Desire Museum
Winner of the 2024 LAMBDA Literary Award for Outstanding Bisexual Poetry
Consumed with the accumulation of lost time and unfulfilled longing, Desire Museum by Danielle Cadena Deulen is an intricate exploration of things left unfinished or unsatisfied.
Divided into four sections and shaped by female-identified embodiment, Desire Museum touches on lost love and friendship, climate crisis, lesbian relationships, and the imprisonment of children at the U.S.-Mexico border. These poems trace the pleasures and pitfalls of sex, the anxieties of motherhood, and the ramifications of interpersonal, sociopolitical, and environmental trauma in women’s lives.
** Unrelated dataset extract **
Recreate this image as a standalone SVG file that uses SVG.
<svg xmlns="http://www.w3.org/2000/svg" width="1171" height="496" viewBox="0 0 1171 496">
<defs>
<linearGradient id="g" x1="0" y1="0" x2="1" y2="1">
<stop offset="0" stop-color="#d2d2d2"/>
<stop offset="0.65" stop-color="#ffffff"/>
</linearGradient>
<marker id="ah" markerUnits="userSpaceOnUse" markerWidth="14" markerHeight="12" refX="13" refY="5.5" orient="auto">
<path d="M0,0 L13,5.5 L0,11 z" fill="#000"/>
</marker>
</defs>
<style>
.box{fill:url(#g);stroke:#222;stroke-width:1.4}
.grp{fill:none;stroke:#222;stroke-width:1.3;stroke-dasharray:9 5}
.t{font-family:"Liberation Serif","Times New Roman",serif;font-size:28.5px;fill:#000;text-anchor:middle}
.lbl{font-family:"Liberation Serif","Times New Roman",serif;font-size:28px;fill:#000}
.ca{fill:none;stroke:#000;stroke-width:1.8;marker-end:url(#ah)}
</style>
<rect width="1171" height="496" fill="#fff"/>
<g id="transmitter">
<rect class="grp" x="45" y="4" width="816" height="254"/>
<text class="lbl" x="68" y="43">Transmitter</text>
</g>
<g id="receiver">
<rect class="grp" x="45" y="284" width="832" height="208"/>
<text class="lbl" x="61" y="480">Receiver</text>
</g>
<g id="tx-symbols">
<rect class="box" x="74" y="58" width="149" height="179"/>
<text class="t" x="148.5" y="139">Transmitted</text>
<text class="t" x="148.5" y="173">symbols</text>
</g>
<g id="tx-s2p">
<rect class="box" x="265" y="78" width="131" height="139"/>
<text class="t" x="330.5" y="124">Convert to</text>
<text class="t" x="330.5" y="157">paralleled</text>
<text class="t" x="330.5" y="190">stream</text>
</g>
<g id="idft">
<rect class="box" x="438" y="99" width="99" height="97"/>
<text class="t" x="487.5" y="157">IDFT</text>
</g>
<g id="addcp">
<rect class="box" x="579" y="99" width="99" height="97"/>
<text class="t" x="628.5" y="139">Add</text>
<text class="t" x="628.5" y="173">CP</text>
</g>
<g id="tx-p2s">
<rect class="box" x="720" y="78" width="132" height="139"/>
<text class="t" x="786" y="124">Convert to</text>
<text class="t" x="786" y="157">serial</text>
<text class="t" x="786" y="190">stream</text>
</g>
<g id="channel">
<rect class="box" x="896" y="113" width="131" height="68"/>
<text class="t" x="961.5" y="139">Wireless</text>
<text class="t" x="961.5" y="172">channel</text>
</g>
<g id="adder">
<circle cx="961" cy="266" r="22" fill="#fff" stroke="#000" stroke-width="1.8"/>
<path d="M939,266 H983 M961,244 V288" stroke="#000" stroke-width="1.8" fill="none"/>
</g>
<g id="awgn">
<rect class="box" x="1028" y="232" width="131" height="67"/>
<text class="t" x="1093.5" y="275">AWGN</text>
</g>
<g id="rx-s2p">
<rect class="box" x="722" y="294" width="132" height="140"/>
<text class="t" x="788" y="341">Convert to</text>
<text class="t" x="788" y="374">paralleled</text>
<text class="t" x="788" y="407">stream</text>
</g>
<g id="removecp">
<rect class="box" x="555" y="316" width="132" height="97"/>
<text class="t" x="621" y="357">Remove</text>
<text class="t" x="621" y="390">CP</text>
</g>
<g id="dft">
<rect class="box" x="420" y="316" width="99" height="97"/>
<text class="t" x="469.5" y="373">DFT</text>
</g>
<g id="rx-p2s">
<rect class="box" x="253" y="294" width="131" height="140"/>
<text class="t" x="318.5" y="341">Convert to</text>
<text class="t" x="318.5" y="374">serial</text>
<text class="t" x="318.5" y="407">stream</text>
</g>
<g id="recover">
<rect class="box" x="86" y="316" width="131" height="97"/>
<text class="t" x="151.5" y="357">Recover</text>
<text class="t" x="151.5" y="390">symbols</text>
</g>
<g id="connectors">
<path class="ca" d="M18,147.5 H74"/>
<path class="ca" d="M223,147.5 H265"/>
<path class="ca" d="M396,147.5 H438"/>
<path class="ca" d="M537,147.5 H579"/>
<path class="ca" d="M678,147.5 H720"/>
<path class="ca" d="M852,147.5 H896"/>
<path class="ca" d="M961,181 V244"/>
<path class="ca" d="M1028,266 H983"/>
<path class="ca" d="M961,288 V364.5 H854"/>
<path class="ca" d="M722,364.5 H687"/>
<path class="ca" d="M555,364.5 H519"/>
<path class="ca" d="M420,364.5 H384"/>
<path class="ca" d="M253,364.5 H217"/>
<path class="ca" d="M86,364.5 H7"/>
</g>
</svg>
In these pages, Deulen holds up a candle to desire itself, questioning what it means to recognize and embrace one's desires, or what it might mean to let them go.
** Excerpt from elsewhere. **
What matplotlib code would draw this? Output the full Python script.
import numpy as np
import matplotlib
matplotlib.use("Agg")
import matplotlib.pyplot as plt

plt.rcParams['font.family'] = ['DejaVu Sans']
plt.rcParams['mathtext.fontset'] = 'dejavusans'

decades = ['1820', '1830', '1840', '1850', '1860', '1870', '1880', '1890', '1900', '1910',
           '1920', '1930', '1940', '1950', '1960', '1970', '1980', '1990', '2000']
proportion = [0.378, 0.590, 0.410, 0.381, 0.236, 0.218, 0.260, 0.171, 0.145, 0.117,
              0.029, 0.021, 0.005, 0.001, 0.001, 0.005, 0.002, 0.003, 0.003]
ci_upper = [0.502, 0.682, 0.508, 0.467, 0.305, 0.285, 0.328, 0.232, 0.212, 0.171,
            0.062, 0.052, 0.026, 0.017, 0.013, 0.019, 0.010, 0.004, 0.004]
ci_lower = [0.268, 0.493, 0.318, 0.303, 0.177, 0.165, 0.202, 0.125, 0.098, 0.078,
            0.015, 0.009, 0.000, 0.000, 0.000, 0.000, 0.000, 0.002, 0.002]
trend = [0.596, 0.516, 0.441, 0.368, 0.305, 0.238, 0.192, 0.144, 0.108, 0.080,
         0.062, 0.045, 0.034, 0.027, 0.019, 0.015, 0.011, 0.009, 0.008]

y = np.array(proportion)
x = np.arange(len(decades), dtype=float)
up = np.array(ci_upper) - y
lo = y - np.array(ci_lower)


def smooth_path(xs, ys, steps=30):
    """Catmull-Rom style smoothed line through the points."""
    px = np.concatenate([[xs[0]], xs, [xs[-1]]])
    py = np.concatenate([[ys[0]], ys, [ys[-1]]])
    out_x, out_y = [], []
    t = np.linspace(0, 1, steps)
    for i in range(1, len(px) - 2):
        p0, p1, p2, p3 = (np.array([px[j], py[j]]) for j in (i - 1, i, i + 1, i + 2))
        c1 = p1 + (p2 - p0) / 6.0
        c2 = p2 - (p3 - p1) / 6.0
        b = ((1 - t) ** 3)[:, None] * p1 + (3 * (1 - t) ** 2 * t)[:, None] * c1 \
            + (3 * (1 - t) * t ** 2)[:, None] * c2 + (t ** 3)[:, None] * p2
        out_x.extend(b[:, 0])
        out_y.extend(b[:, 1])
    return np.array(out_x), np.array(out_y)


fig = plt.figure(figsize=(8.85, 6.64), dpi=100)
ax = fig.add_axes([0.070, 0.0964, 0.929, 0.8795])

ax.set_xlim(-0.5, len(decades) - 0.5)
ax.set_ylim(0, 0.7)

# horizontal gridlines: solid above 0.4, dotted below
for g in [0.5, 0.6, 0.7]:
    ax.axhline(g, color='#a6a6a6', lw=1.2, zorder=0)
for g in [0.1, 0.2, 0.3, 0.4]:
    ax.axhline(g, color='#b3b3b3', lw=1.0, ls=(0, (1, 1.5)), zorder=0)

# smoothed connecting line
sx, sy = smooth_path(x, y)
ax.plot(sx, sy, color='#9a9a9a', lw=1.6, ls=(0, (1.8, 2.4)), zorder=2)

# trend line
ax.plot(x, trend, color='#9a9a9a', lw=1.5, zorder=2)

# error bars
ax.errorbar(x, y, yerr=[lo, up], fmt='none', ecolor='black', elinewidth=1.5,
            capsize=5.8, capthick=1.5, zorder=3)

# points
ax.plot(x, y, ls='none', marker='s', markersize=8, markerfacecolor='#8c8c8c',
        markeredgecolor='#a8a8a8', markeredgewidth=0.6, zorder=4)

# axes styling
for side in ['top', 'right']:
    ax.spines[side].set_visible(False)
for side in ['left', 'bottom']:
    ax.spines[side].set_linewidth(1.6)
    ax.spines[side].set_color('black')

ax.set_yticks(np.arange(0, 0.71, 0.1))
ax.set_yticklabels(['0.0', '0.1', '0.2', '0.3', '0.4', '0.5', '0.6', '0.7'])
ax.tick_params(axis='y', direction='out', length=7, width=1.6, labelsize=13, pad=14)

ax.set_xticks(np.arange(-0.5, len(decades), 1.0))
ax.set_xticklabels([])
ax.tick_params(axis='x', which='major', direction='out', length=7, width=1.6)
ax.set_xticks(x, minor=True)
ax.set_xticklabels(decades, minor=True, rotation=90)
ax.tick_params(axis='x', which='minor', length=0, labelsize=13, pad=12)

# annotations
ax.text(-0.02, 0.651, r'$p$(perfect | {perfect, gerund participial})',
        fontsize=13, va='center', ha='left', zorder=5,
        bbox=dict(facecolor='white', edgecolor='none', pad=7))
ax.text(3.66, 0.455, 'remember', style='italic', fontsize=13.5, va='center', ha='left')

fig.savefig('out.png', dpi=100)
In conversation with Hopkins, Keats, Crane, and Lorca, Deulen seamlessly weaves memories into dreamscapes and blurs the human and natural worlds. With love, wonder, grief, and awe, Desire Museum shows us that to live alongside desire is to refuse to be contained: “I refuse meaning [ ] the first sunrise reiterates the last.”
Danielle Cadena Deulen is a writer, professor, and podcaster. Originally from the Northwest, she now lives in Atlanta where she teaches for the graduate creative writing program at Georgia State University. Her previous collections include Our Emotions Get Carried Away Beyond Us, winner of the Barrow Street Book Contest and Lovely Asunder, which won the Miller Williams Arkansas Poetry Prize and the Utah Book Award. Her memoir, The Riots, won the AWP Prize in Creative Nonfiction and the GLCA New Writers Award. She has been the recipient of an Oregon Literary Fellowship, an Ohio Arts Council Individual Excellence Award, and a Jay C. and Ruth Halls Poetry Fellowship at the Wisconsin Institute for Creative Writing. Her poems and essays have appeared in many journals and anthologies, including The Pushcart Prize XLVI, Ploughshares, The Southern Review, Kenyon Review, Prairie Schooner, and Poets.org. She is the host of "Lit from the Basement,” a literary podcast and radio show.